I’m not sure this book would be as meaningful to folks who have not hiked the trail, but I loved Shaffer’s detailed recall and the recounting of spots and experiences along his journey. Here are some of my favorite quotes and quips from his book.


  1. My motto is, “Carry as little as possible. But choose that little with care.”
  1. (North Georgia) was a well-watered region of dense laurel thicket, ideal for the making of “Mountain Dew.” A certain odor soon was evident and you can be sure I didn’t linger or look to right or left.
  1. From that time on my strength increased and so did my food bill.
  1. The choice was to backtrack or to bushwhack up the steep, high, slope, which is what I chose and thereby jeopardized the entire expedition, instead of saving time.
  1. Most people never in all their lives sleep under the open sky, and never realize what they are missing.
  1. One advantage, more or less, in backpacking is that when you have less food for strength you also have less weight to carry.
  1. “A rattlesnake’s a gentleman, he’ll sing and let you know he’s there, but a copperhead just lays there and lashes out at ye.”
  1. Dozens of people were on the overlook, admiring the view. I felt detached from them, like a stranger in a far country.
  1. Mention of the Trail brought on a discussion as to the proper pronunciation of Appalachian. The lady, who spoke with a Deep Southern accent, used the pronunciation derived from the Appalachee Indian Tribe, the original source. The man, definitely a northerner, said she would think so, coming from the South were, “They always mess up the language.” I agreed with her but didn’t say so.
  1. Cutting a tree is almost like killing an animal and neither should be done without good reason.
  1. Actually, the danger of snakebite is almost nil on the Appalachian Trail. The greatest danger is crossing a busy highway, especially a four lane.
  1. “What are these, the Appalachians or the Rockies?

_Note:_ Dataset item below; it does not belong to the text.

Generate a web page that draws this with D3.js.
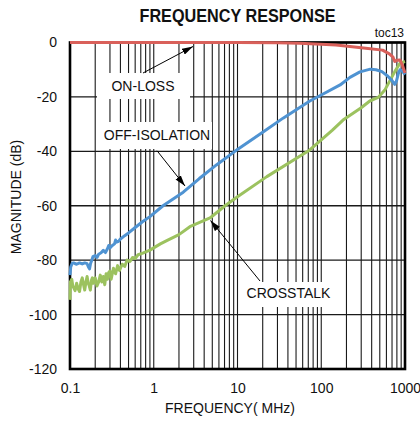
<!DOCTYPE html>
<html>
<head>
<meta charset="utf-8">
<script src="https://cdn.jsdelivr.net/npm/d3@7"></script>
<style>
  html, body { margin: 0; padding: 0; background: #fff; }
  svg { display: block; }
  text { font-family: "Liberation Sans", Arial, sans-serif; fill: #111; }
</style>
</head>
<body>
<svg id="chart" width="420" height="424"></svg>
<script>
// ---- data (MHz, dB) ----
const xTickVals = [0.1, 1, 10, 100, 1000];
const yTickVals = [0, -20, -40, -60, -80, -100, -120];

const onLossFreq = [0.1, 1, 10, 30, 55, 100, 150, 220, 340, 540, 650, 720, 755, 800, 870, 930, 1000];
const onLossDb   = [0, 0, 0, -0.1, -0.3, -0.6, -0.9, -1.5, -2.1, -2.8, -4.2, -5.4, -7.0, -6.5, -6.4, -8.3, -11.2];

const offIsoFreq = [0.1, 0.102, 0.106, 0.11, 0.12, 0.13, 0.14, 0.15, 0.16, 0.166, 0.171, 0.176, 0.182, 0.188, 0.2, 0.21, 0.22, 0.235, 0.25, 0.265, 0.28, 0.29, 0.3, 0.32, 0.34, 0.35, 0.36, 0.38, 0.4, 0.45, 0.5, 0.6, 0.74, 0.9, 1.29, 2.25, 3.5, 5.6, 9.3, 20, 35, 73, 100, 168, 220, 290, 385, 450, 530, 620, 700, 755, 790, 830, 870, 920, 1000];
const offIsoDb   = [-85.5, -82.5, -81.2, -81.0, -81.5, -81.0, -81.4, -81.0, -81.3, -82.5, -83.2, -81.2, -80.0, -78.7, -78.3, -79.0, -77.8, -77.3, -76.4, -77.2, -75.8, -74.6, -75.5, -74.6, -74.0, -72.6, -73.4, -73.1, -72.2, -71.0, -70.0, -68.0, -65.8, -64.0, -60.0, -55.0, -50.0, -45.0, -40.0, -33.0, -27.8, -21.5, -19.3, -15.6, -12.8, -10.8, -9.8, -10.0, -10.7, -12.3, -14.0, -15.4, -14.2, -11.6, -10.0, -10.3, -11.8];

const crosstalkFreq = [0.1, 0.101, 0.105, 0.108, 0.11, 0.115, 0.12, 0.125, 0.13, 0.135, 0.14, 0.145, 0.15, 0.155, 0.16, 0.165, 0.17, 0.175, 0.18, 0.185, 0.19, 0.2, 0.205, 0.21, 0.22, 0.23, 0.24, 0.25, 0.26, 0.27, 0.28, 0.29, 0.3, 0.31, 0.33, 0.35, 0.37, 0.39, 0.42, 0.45, 0.48, 0.52, 0.56, 0.6, 0.65, 0.74, 0.9, 1.2, 1.43, 2.0, 2.7, 4.7, 7.1, 10, 22.4, 73, 100, 136, 182, 300, 380, 478, 574, 755, 870, 1000];
const crosstalkDb   = [-94.6, -88.0, -87.0, -89.5, -90.0, -91.2, -88.5, -90.5, -91.5, -88.0, -86.5, -89.0, -91.0, -88.0, -86.0, -88.5, -89.5, -91.0, -87.5, -86.5, -88.5, -86.5, -88.0, -89.5, -88.0, -85.5, -88.0, -86.0, -89.0, -85.0, -87.0, -84.5, -84.0, -87.0, -83.0, -85.0, -82.0, -83.8, -81.5, -82.3, -80.0, -80.5, -79.0, -79.4, -78.0, -77.4, -76.3, -74.0, -72.8, -70.6, -67.7, -64.5, -60.0, -56.7, -49.3, -39.5, -35.8, -32.2, -28.5, -24.0, -21.5, -20.2, -17.5, -10.7, -7.6, -7.0];

const seriesNames  = ["ON-LOSS", "OFF-ISOLATION", "CROSSTALK"];
const seriesColors = ["#d9605a", "#4f93d2", "#9cc25f"];

// ---- layout ----
const svg = d3.select("#chart");
const x = d3.scaleLog().domain([0.1, 1000]).range([70, 405]);
const y = d3.scaleLinear().domain([-120, 0]).range([369, 42.5]);

// grid
const g = svg.append("g");
g.selectAll("line.v").data(x.ticks()).enter().append("line")
  .attr("x1", d => x(d)).attr("x2", d => x(d))
  .attr("y1", y(0)).attr("y2", y(-120))
  .attr("stroke", "#1a1a1a").attr("stroke-width", 1.1);
g.selectAll("line.h").data(yTickVals).enter().append("line")
  .attr("x1", x(0.1)).attr("x2", x(1000))
  .attr("y1", d => y(d)).attr("y2", d => y(d))
  .attr("stroke", "#1a1a1a").attr("stroke-width", 1.4);

// frame
svg.append("rect")
  .attr("x", x(0.1)).attr("y", y(0))
  .attr("width", x(1000) - x(0.1)).attr("height", y(-120) - y(0))
  .attr("fill", "none").attr("stroke", "#000").attr("stroke-width", 2.6);

// curves
const line = d3.line().x(d => x(d[0])).y(d => y(d[1]));
const series = [
  d3.zip(onLossFreq, onLossDb),
  d3.zip(offIsoFreq, offIsoDb),
  d3.zip(crosstalkFreq, crosstalkDb)
];
[2, 1, 0].forEach(i => {
  svg.append("path").datum(series[i])
    .attr("d", line)
    .attr("fill", "none")
    .attr("stroke", seriesColors[i])
    .attr("stroke-width", 3)
    .attr("stroke-linejoin", "round");
});

// axes labels
const xAxis = d3.axisBottom(x).tickValues(xTickVals).tickFormat(d3.format("~g")).tickSize(0).tickPadding(0);
const xa = svg.append("g").attr("transform", `translate(0,${y(-120)})`).call(xAxis);
xa.select(".domain").remove();
xa.selectAll("text").attr("font-size", 14).attr("font-family", "Liberation Sans, Arial, sans-serif")
  .attr("fill", "#111").attr("dy", null).attr("y", 24);

const yAxis = d3.axisLeft(y).tickValues(yTickVals).tickFormat(d3.format("d")).tickSize(0).tickPadding(13);
const ya = svg.append("g").attr("transform", `translate(${x(0.1)},0)`).call(yAxis);
ya.select(".domain").remove();
ya.selectAll("text").attr("font-size", 14).attr("font-family", "Liberation Sans, Arial, sans-serif")
  .attr("fill", "#111").text(d => d === 0 ? "0" : String(d).replace("−", "-"));

// titles
svg.append("text").attr("x", 237.5).attr("y", 21.5).attr("text-anchor", "middle")
  .attr("font-size", 18).attr("font-weight", "bold")
  .attr("textLength", 196).attr("lengthAdjust", "spacingAndGlyphs")
  .text("FREQUENCY RESPONSE");
svg.append("text").attr("x", 404).attr("y", 37).attr("text-anchor", "end")
  .attr("font-size", 12).text("toc13");
svg.append("text").attr("x", 230).attr("y", 413).attr("text-anchor", "middle")
  .attr("font-size", 14).text("FREQUENCY( MHz)");
svg.append("text").attr("transform", "translate(21,197) rotate(-90)").attr("text-anchor", "middle")
  .attr("font-size", 14).text("MAGNITUDE (dB)");

// arrow marker
svg.append("defs").append("marker")
  .attr("id", "ah").attr("viewBox", "0 0 10 6").attr("refX", 10).attr("refY", 3)
  .attr("markerWidth", 11).attr("markerHeight", 7).attr("markerUnits", "userSpaceOnUse")
  .attr("orient", "auto")
  .append("path").attr("d", "M0,0 L10,3 L0,6 Z").attr("fill", "#000");

// annotation boxes + labels
const labels = [
  { name: seriesNames[0], box: [97, 73, 93, 26], tx: 143, ty: 91, from: [143, 73], to: [193, 46.5] },
  { name: seriesNames[1], box: [100, 122, 112, 27], tx: 157, ty: 140, from: [157, 150.7], to: [185, 186] },
  { name: seriesNames[2], box: [243, 282, 89, 25], tx: 288.5, ty: 298, from: [260, 281], to: [210.5, 220.5] }
];
labels.forEach(l => {
  svg.append("rect").attr("x", l.box[0]).attr("y", l.box[1]).attr("width", l.box[2]).attr("height", l.box[3])
    .attr("fill", "#fff");
  svg.append("text").attr("x", l.tx).attr("y", l.ty).attr("text-anchor", "middle")
    .attr("font-size", 14).text(l.name);
  svg.append("line").attr("x1", l.from[0]).attr("y1", l.from[1]).attr("x2", l.to[0]).attr("y2", l.to[1])
    .attr("stroke", "#000").attr("stroke-width", 1).attr("marker-end", "url(#ah)");
});
</script>
</body>
</html>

My feet feel like hamburgers.”
  1. “Sun and wind and the sound of rain - Hunger and thirst and strife – God, to be on the trail again – With a grip on the mane of life.”

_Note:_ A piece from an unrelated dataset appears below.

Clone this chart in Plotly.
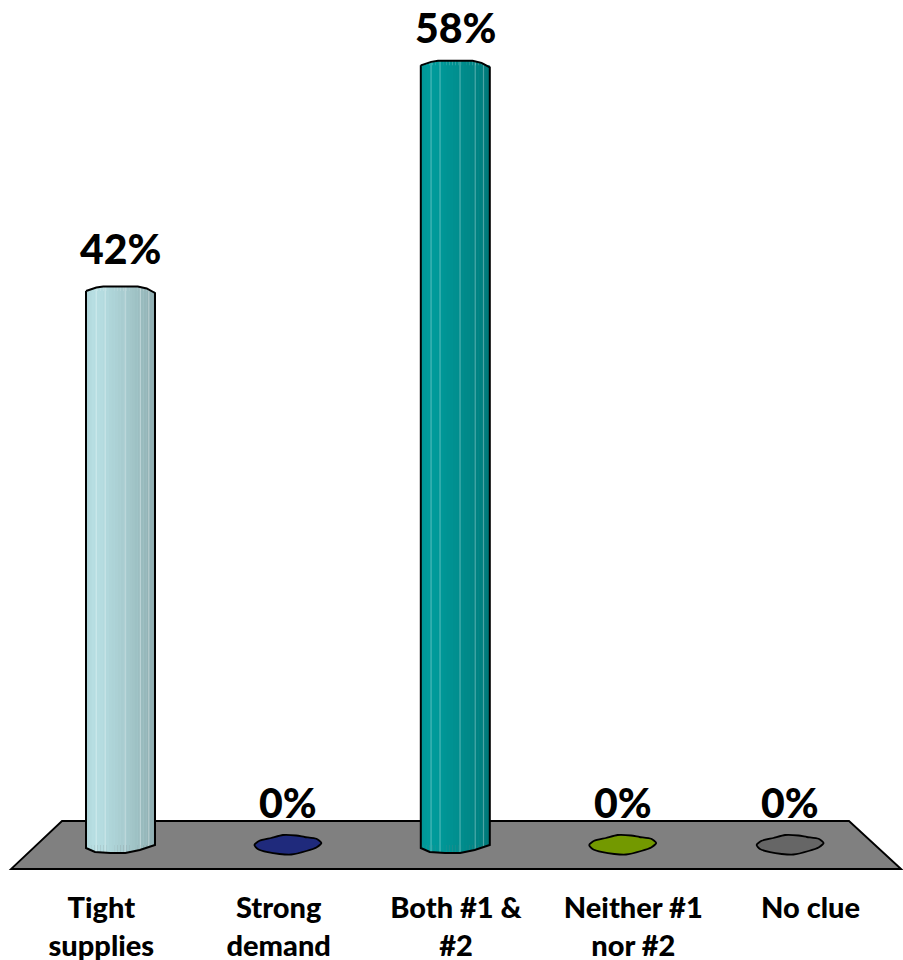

  1. The rain kept on and so did I.
  1. Someone has said that if you don’t like the weather in the Appalachians, just wait a while and it will change.
  1. Fishing and long distance hiking don’t combine very well.
  1. The highlands of New Hampshire have a bleak ruggedness that commands the respect of the hardiest mountaineer.
  1. Most people will pay to ride, rather than walk, even to the top of a mountain.
  1. When I left the signs of my presence were so slight that the next rain would remove them. Like the Indians, I say, “Where I go, I leave no sign.”
  1. Trail-hiking had become my way of life. Civilization seemed like a sham.